» The request: Set down the data below from its first line to the line holding "from matplotlib.ticker import MultipleLocator", inclusive; omit all pictures.

» Supplied records:
* Begin *
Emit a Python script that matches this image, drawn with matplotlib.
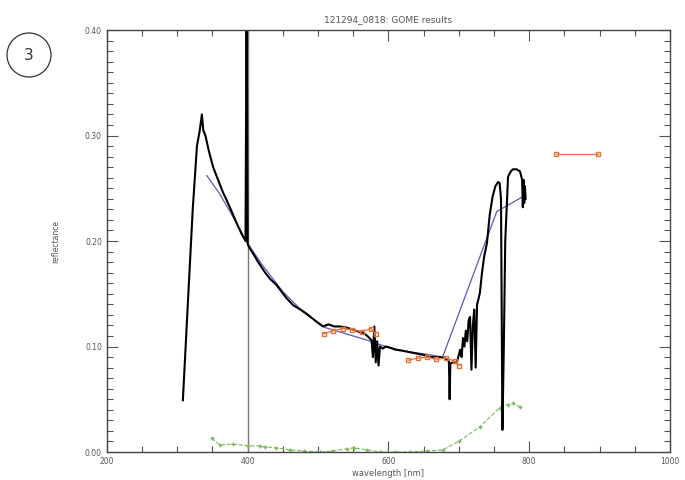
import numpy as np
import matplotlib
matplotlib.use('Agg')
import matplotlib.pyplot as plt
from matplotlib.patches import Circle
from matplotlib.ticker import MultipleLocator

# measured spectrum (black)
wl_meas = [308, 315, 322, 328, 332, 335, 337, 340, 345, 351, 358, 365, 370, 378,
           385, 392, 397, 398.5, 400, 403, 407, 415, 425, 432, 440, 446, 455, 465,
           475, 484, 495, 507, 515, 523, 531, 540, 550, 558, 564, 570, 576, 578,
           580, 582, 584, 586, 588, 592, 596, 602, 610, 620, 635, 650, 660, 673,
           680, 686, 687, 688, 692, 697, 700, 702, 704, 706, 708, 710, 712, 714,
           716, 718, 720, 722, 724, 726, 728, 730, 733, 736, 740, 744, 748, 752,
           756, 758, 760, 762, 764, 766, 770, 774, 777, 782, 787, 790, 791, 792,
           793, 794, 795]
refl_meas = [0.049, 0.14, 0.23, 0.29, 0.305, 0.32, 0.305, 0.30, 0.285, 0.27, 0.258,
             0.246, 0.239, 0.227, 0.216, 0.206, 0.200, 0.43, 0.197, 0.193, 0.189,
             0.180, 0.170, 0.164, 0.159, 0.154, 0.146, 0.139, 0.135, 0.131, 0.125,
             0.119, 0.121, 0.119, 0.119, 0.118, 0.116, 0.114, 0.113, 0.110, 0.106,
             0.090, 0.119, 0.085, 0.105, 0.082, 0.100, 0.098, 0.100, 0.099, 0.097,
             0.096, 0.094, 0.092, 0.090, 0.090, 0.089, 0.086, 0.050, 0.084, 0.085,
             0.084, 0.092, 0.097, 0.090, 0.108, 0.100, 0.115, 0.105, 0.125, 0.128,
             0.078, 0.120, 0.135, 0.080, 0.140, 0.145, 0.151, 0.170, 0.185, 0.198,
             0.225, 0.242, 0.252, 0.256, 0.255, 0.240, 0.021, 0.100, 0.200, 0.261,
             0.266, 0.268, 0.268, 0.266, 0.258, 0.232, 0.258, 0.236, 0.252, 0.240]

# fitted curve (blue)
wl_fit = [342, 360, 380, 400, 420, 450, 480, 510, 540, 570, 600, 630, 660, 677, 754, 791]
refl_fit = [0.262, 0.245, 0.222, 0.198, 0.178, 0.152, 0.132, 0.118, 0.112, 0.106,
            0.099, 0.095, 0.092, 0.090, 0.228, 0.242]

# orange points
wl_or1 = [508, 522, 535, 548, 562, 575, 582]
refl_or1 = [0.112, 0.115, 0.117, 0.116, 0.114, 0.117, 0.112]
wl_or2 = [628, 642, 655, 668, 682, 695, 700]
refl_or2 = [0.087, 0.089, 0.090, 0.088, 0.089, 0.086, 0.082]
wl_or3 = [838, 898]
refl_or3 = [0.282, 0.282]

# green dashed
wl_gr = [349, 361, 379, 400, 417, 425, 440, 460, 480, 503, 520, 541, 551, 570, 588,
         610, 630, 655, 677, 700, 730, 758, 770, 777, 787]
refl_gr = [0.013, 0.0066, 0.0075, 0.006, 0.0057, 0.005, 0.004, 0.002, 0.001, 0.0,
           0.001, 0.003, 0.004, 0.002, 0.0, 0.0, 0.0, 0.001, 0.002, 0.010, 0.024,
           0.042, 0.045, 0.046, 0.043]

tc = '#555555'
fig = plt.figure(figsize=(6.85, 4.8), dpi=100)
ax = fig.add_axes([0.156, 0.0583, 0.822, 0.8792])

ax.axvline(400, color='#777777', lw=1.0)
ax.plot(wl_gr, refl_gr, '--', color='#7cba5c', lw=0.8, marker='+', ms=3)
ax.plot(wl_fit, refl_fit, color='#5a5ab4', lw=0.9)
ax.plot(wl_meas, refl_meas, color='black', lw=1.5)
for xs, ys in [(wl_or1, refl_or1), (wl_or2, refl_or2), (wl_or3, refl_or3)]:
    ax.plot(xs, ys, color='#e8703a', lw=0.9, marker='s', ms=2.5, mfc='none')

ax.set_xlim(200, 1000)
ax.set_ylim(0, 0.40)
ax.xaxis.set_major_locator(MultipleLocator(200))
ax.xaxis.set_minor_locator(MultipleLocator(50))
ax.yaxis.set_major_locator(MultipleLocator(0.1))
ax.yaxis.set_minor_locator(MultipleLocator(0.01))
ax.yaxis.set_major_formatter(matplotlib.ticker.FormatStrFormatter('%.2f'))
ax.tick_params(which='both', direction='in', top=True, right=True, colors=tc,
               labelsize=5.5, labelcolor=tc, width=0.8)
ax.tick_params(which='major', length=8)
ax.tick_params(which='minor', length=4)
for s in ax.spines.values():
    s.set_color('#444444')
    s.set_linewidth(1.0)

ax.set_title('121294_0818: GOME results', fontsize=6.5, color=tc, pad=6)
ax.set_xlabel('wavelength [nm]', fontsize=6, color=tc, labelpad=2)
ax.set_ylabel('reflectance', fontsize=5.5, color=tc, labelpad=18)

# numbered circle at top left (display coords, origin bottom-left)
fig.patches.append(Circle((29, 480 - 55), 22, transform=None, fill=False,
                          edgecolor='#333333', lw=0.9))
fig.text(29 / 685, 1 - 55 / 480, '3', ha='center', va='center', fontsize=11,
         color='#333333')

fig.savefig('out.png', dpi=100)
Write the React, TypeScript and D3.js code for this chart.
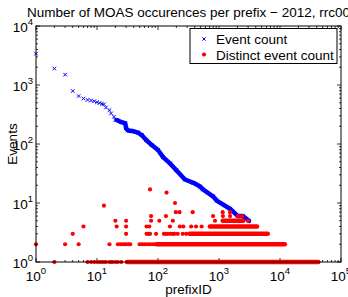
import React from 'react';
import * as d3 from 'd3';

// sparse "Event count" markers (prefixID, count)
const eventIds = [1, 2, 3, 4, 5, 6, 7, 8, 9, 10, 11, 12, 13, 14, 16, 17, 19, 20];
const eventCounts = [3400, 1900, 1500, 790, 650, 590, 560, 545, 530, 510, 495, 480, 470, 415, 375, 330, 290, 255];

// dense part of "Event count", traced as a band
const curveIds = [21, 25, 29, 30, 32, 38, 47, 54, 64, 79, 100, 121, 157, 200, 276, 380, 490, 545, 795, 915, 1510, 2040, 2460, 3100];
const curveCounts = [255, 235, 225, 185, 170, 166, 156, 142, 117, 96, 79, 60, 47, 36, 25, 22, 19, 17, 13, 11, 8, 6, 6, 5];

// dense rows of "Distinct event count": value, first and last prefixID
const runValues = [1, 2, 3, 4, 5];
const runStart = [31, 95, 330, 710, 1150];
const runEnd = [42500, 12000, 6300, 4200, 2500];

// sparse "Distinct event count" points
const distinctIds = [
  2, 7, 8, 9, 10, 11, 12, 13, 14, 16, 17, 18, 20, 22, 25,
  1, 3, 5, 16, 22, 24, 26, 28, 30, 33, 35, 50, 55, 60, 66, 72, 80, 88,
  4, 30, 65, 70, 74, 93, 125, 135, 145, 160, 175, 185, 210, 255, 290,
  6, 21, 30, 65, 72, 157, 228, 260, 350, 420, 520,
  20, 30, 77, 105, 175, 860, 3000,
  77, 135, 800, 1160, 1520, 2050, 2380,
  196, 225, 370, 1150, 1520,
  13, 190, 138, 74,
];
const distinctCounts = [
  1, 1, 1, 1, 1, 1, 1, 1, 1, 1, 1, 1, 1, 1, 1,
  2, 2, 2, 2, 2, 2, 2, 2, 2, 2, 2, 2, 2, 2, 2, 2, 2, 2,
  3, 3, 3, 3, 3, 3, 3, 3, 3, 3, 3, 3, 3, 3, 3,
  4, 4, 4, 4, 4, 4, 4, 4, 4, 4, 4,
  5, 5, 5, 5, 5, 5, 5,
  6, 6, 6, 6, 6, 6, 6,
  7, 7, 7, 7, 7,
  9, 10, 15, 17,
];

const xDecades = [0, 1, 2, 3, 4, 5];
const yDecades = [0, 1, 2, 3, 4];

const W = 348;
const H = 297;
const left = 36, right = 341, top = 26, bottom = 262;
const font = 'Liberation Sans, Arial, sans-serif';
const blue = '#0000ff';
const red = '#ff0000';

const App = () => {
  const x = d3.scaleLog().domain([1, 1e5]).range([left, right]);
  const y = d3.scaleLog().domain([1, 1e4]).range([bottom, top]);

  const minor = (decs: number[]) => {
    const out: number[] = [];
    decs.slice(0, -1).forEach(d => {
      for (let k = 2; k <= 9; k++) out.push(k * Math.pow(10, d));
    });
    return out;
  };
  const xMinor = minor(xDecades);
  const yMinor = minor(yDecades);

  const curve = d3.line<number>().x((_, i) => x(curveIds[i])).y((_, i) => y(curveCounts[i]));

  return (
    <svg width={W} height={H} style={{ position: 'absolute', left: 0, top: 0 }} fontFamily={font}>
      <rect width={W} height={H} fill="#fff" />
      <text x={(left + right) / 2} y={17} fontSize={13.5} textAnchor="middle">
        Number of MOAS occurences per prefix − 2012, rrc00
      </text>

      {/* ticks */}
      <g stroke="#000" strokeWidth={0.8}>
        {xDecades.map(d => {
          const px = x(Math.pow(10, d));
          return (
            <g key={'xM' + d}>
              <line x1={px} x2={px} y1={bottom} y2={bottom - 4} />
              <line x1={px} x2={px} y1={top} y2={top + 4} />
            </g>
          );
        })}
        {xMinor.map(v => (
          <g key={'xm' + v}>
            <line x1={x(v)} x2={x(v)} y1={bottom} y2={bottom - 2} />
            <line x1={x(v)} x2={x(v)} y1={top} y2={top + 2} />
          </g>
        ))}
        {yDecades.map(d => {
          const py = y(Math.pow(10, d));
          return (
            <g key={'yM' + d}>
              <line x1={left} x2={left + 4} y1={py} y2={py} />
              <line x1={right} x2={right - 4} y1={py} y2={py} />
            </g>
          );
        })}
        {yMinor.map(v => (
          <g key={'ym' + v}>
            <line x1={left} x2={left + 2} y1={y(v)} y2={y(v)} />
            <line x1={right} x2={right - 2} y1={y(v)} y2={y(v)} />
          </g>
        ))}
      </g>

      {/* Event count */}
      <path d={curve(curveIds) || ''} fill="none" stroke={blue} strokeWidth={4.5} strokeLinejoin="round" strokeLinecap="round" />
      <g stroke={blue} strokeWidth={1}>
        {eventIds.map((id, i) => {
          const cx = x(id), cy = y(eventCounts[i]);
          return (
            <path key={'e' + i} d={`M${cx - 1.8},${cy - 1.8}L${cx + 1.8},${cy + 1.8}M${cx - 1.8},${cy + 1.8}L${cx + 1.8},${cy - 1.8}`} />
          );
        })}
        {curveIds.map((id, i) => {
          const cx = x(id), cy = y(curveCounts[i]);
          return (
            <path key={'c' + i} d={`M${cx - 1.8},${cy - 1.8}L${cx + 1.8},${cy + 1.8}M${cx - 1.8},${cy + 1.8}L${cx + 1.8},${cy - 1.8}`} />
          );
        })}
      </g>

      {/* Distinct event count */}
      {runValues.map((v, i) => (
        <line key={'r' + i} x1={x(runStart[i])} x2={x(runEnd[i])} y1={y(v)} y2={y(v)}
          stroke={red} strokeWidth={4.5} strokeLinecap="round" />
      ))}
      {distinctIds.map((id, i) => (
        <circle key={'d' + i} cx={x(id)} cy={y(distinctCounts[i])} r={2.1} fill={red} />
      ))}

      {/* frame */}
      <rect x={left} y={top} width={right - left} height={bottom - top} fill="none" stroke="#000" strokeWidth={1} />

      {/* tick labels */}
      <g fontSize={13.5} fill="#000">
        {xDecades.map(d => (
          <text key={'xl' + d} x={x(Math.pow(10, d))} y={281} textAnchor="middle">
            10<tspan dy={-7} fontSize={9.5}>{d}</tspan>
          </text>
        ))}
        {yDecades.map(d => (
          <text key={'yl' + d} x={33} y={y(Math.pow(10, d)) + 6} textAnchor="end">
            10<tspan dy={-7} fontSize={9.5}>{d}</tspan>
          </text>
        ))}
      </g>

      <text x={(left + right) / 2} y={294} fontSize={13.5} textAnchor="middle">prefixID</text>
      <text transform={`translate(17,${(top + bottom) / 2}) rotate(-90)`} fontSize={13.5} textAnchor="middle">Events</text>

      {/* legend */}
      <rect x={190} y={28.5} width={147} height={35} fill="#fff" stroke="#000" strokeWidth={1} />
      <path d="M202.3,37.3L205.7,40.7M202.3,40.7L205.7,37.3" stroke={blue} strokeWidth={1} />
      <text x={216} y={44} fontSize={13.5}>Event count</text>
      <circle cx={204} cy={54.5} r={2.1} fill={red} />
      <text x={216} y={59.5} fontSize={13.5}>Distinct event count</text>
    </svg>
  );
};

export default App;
* End *
» Exercise answer:
Emit a Python script that matches this image, drawn with matplotlib.
import numpy as np
import matplotlib
matplotlib.use('Agg')
import matplotlib.pyplot as plt
from matplotlib.patches import Circle
from matplotlib.ticker import MultipleLocator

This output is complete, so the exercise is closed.